As much as I wish this book didn’t have to exist, it does. Miller has transformed her assault from a single traumatic moment in time into a larger cultural moment that gives voice to the voiceless. Unfortunately, there is so much in this book that will be recognizable to a great number of readers, such as Miller’s palpable anger at the cat caller’s she meets on the street, the neglecting of her own physical body after the attack, and the difficulty she has protecting her loved ones from her agony. For female readers, Miller’s struggle to claim her body as her own property and no one else’s, will absolutely strike a chord. But so will Miller’s incredible relationship with her sister Tiffany, her lawyer, her councilors, and her nurses, all of whom are testaments to the staggering importance of female support and community. Miller also identifies the two Swedish men who witnessed her attack and tackled Turner to the ground as he fled the scene, encouraging readers to “be the Swedes”, to believe rape victims and protect them at all costs. Throughout the memoir, there is strong recognition that there are heroes in this story, and a hope that they will always be there to help in our most vulnerable moments. Miller recognizes how trauma compounds upon itself when the victim is isolated, separated from their community and loved ones. In the final paragraph of her victim impact statement, she writes, “And finally, to girls everywhere, I am with you. On nights when you feel alone, I am with you. When people doubt you or dismiss you, I am with you… I believe you.” I believe her.

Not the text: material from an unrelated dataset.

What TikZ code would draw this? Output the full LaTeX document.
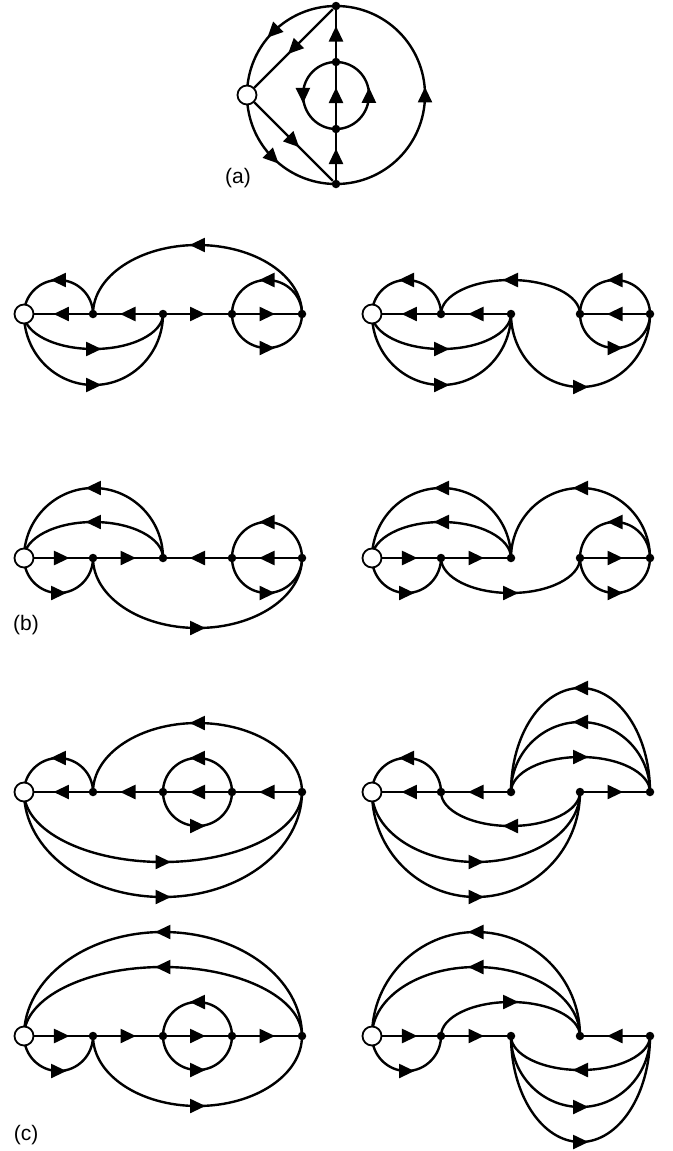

Like its author, this novel is courageous in its tenderness. Miller writes, “I survived because I remained soft, because I listened, because I wrote. Because I huddled close to my truth, protected it like a tiny flame in a terrible storm… Do not become the ones that hurt you. Stay tender with your power. Never fight to injure, fight to uplift.” What strikes me most about Miller is her ability to transcend her circumstances, and in turn examine them with incisive wit and clarity. She treats her narrative with such care and attention, that the experience of reading it feels like spending a great deal of time with one’s closest friend. This is not to say the story is comfortable, I was in tears on at least ten occasions before completing the book, but Miller’s voice is so self-assured and inviting that it feels like a privilege to spend time in her world. This book is required reading. It tackles such topics as the duality of man, the harsh injustices of the American legal system, and the very nature of truth, all the while remaining an intimate and richly developed personal narrative. This memoir is the definition of combatting darkness with light, and its ability to capture nuance and duality is awe-inspiring. I will leave you with Miller’s mother’s advice, “It is not a question of if you survive this, but what beautiful things await you when you do…Good and bad things come from the universe holding hands. Wait for the good to come.”